A 11/11/1918 o Armistício

Foi há 100 anos. A 11/11/1918 o Armistício punha fim à guerra que, supostamente, deveria acabar com todas as guerras.



Fevereiro/1915
RECORD:

“A ala destinada aos soldados com tifo não era melhor. As náuseas, os vómitos e a diarreia levavam os homens à perda de peso e à desidratação. Ao longo de vários dias, o meu trabalho fora obrigá-los a raspar a barba e o cabelo.
As pulgas e os piolhos eram transportadores da infeção. Abrigados em trincheiras, os soldados enfrentavam também a doença, um inimigo sem rosto. O inferno era ali. A chuva
caia incessantemente, a lama, os parasitas e os ratos faziam parte do cenário. Os homens olhavam a face da morte. Eu olhava a face da morte. O tifo e a febre quintana, a febre das trincheiras, fazia-os tombar, quando não eram os tiros e os gases venenosos que os tombavam. Batalhões inteiros lutavam contra o surto da doença, que ao início apresentava
sinais de uma simples indisposição, mas que as dores de cabeça, as febres e as diarreias, os vómitos, rapidamente se agravavam, deixando-os desidratados, fracos, sem força sequer para respirar. Nas maçãs do rosto, manchas inicialmente acobreadas iam escurecendo e avisavam de que a cianose se estenderia em breve por todo o corpo, e não mais seria possível distinguir um homem branco de um homem negro.


A morte chegava em poucas horas, trazida muitas vezes pela falta de ar, pelo sufoco. Eu podia ver como rapidamente um, dois ou vinte homens morriam, pobres-diabos abatidos como moscas por inimigos cobardes que avançavam silenciosos.

Carregava incessantemente com bacias de água para cá e para lá, depois de a ferver sobre a lenha, e apertava membros quase desfeitos com garrotes de borracha para estancar

hemorragias. 
O som dos serrotes que amputavam membros, sem misericórdia, um “raf-raf” constante e ensurdecedor, o som do metal dentado a cortar o osso, era abafado pelos gritos dos homens que se entregavam àquela carnificina sem anestesia.

O sangue, em esguichos vermelhos-vivos sobre o meu avental que jamais voltaria a ser branco, sobre o meu rosto, que se contraia e empalidecia, lembrava-me as matanças dos porcos em Scarborough, aquele hediondo espetáculo de horror que juntava vizinhos e amigos numa celebração à qual eu procurava fugir.
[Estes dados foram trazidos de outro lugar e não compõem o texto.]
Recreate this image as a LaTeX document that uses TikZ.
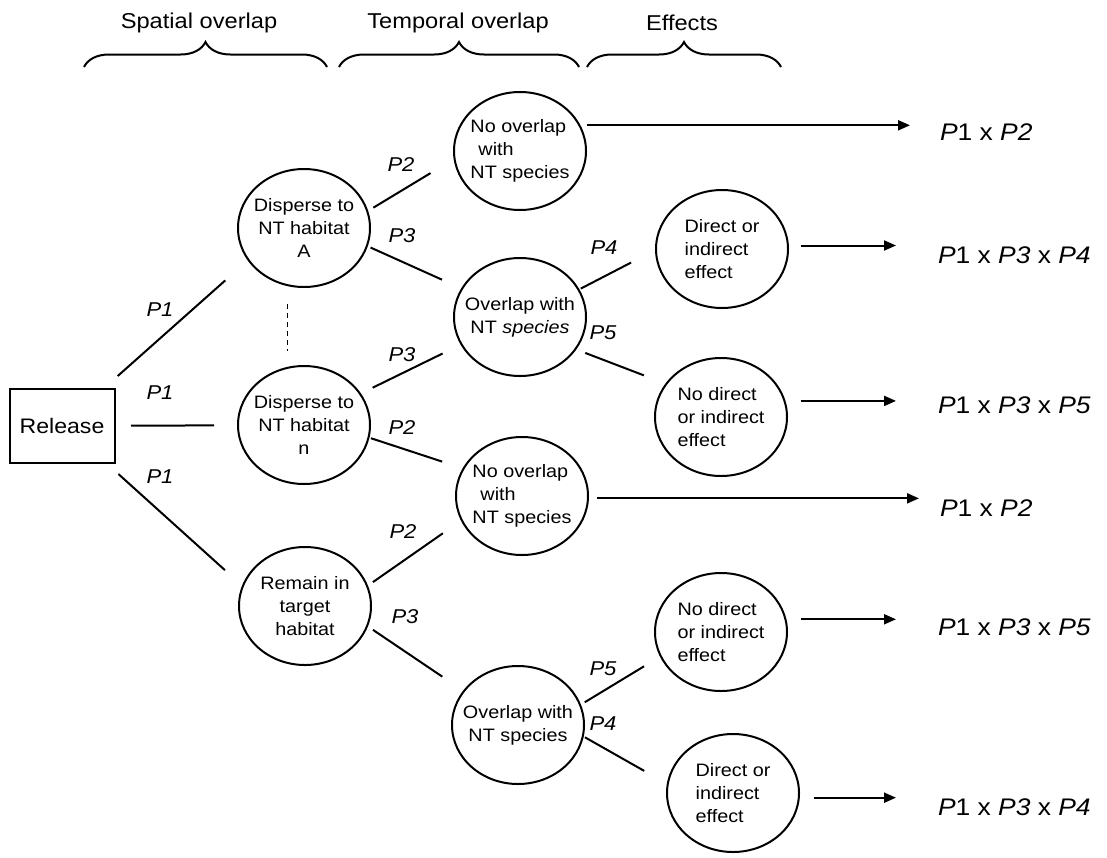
\documentclass[tikz,border=0pt]{standalone}
\usepackage{fontspec}
\setmainfont{Liberation Sans}[FakeStretch=1.1]
\usetikzlibrary{arrows.meta,shapes.geometric,decorations.pathreplacing}

\begin{document}
\begin{tikzpicture}[
	x=1pt, y=-1pt,
	>={Triangle[length=12pt,width=10pt]},
	line width=2pt,
	outcome/.style={
		ellipse,
		draw,
		align=center,
		inner xsep=-9pt,
		inner ysep=0pt,
		minimum width=132pt,
		minimum height=118pt,
		font=\fontsize{18}{23}\selectfont
	},
	effect/.style={outcome, align=left},
	prob/.style={font=\fontsize{20}{24}\selectfont\itshape},
	result/.style={anchor=west, inner sep=0pt, font=\fontsize{24}{28}\selectfont},
	heading/.style={font=\fontsize{21.5}{26}\selectfont},
	grouping/.style={decorate, decoration={brace, amplitude=25pt}}
	]
	\useasboundingbox (0,0) rectangle (1107,857);
	
	\node[heading] (spatial) at (199,23) {Spatial overlap};
	\node[heading] (temporal) at (458,23) {Temporal overlap};
	\node[heading] (effects) at (682,23) {Effects};
	\draw[grouping] (84,67) -- (327,67);
	\draw[grouping] (339,67) -- (579,67);
	\draw[grouping] (587,67) -- (781,67);
	
	\node[draw, minimum width=105pt, minimum height=74pt, inner sep=0pt,
		font=\fontsize{21}{25}\selectfont] (release) at (62,426) {Release};
	
	\node[outcome] (habA) at (304,228) {Disperse to\\NT habitat\\A};
	\node[outcome] (habN) at (304,425) {Disperse to\\NT habitat\\n};
	\node[outcome] (remain) at (305,606) {Remain in\\target\\habitat};
	
	\node[effect] (noovA) at (520,151) {No overlap\\\hspace{8pt}with\\NT species};
	\node[outcome] (ovA) at (520,317) {Overlap with\\NT \textit{species}};
	\node[effect] (noovB) at (522,496) {No overlap\\\hspace{8pt}with\\NT species};
	\node[outcome] (ovB) at (518,725) {Overlap with\\NT species};
	
	\node[effect] (dirA) at (722,249) {Direct or\\indirect\\effect};
	\node[effect] (nodirA) at (721,417) {No direct\\or indirect\\effect};
	\node[effect] (nodirB) at (721,632) {No direct\\or indirect\\effect};
	\node[effect] (dirB) at (733,793) {Direct or\\indirect\\effect};
	
	\node[result] (resA) at (939,132) {\textit{P}1 x \textit{P2}};
	\node[result] (resB) at (937,255) {\textit{P}1 x \textit{P3} x \textit{P4}};
	\node[result] (resC) at (937,405) {\textit{P}1 x \textit{P3} x \textit{P5}};
	\node[result] (resD) at (939,508) {\textit{P}1 x \textit{P2}};
	\node[result] (resE) at (937,627) {\textit{P}1 x \textit{P3} x \textit{P5}};
	\node[result] (resF) at (937,807) {\textit{P}1 x \textit{P3} x \textit{P4}};
	
	\draw[shorten <=18pt, shorten >=30pt] (release.42) -- (habA.210);
	\draw[shorten <=15.5pt, shorten >=23pt] (release) -- (habN);
	\draw[shorten <=15pt, shorten >=23pt] (release.320) -- (remain.162);
	\draw[line width=1.6pt, dash pattern=on 5pt off 4pt, shorten <=18pt, shorten >=16pt] (habA.254) -- (habN.106);
	
	\draw[shorten <=6pt, shorten >=27pt] (habA.15) -- (noovA.187);
	\draw[shorten <=3pt, shorten >=21pt] (habA.344) -- (ovA.154);
	\draw[shorten <=13pt, shorten >=20pt] (habN.29) -- (ovA.205);
	\draw[shorten <=1.5pt, shorten >=21.5pt] (habN.349) -- (noovB.155);
	\draw[shorten <=6pt, shorten >=22pt] (remain.18) -- (noovB.202);
	\draw[shorten <=6pt, shorten >=25pt] (remain.342) -- (ovB.148);
	
	\draw[shorten <=1.5pt, shorten >=27pt] (ovA.25) -- (dirA.181);
	\draw[shorten <=9.6pt, shorten >=23pt] (ovA.330) -- (nodirA.149);
	\draw[shorten <=4.4pt, shorten >=18.6pt] (ovB.18) -- (nodirB.202);
	\draw[shorten <=1.4pt, shorten >=26pt] (ovB.350) -- (dirB.172);
	
	\draw[->, shorten <=6pt, shorten >=29pt] (noovA.23) -- (noovA.23 -| resA.west);
	\draw[->, shorten <=12pt, shorten >=41pt] (dirA.3) -- (dirA.3 -| resB.west);
	\draw[->, shorten <=15pt, shorten >=41pt] (nodirA.14) -- (nodirA.14 -| resC.west);
	\draw[->, shorten <=8pt, shorten >=20pt] (noovB.358) -- (noovB.358 -| resD.west);
	\draw[->, shorten <=15pt, shorten >=41pt] (nodirB.11) -- (nodirB.11 -| resE.west);
	\draw[->, shorten <=14pt, shorten >=41pt] (dirB.356) -- (dirB.356 -| resF.west);
	
	\node[prob] (p1a) at (160,310) {P1};
	\node[prob] (p1b) at (160,393) {P1};
	\node[prob] (p1c) at (160,477) {P1};
	\node[prob] (p2a) at (401,165) {P2};
	\node[prob] (p3a) at (402,236) {P3};
	\node[prob] (p3b) at (402,355) {P3};
	\node[prob] (p2b) at (402,428) {P2};
	\node[prob] (p2c) at (403,532) {P2};
	\node[prob] (p3c) at (405,617) {P3};
	\node[prob] (p4a) at (604,248) {P4};
	\node[prob] (p5a) at (603,333) {P5};
	\node[prob] (p5b) at (603,669) {P5};
	\node[prob] (p4b) at (603,724) {P4};
\end{tikzpicture}
\end{document}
Não podia fugir agora. A todas as solicitações eu respondia, não sabia se preparada, que ninguém se prepara para o dantesco, mas aguentava-me, estoicamente, às vezes com o vómito à boca, o esgar do nojo a tomar conta de mim, e então cerrava os olhos, apertava o pano à volta do rosto, a máscara improvisada que me deixava só os olhos a descoberto, e ia, convicta de que ao menos ali,
saberia valorizar a vida de Sam, uma vida que podia, (quem o poderia dizer?), já não respirar sobre a terra. «Ouve só. Parou de resfolgar. Fulano morreu. Sicrano morreu», (diziam-me). Aquilo, dito assim, parecia-me quase uma banalidade, como
se a morte não fosse mais do que um suspiro. Suspira-se, falece-se e pronto."

A Lenda do Havn



"Sam começou então a assobiar uma música, uma música que ele me dissera dias antes, ter ouvido entre os seus homens da Armada. Uma música que eles haviam cantarolado durante

a defesa das Falkland, e por tantas vezes, outros homens nas trincheiras. It’s A Long, Long Way To Tipperary saía-lhe sibilante dos lábios e não se parecia em nada com o hino à
coragem dos soldados, que a voz de Jack Judge queria fazer parecer."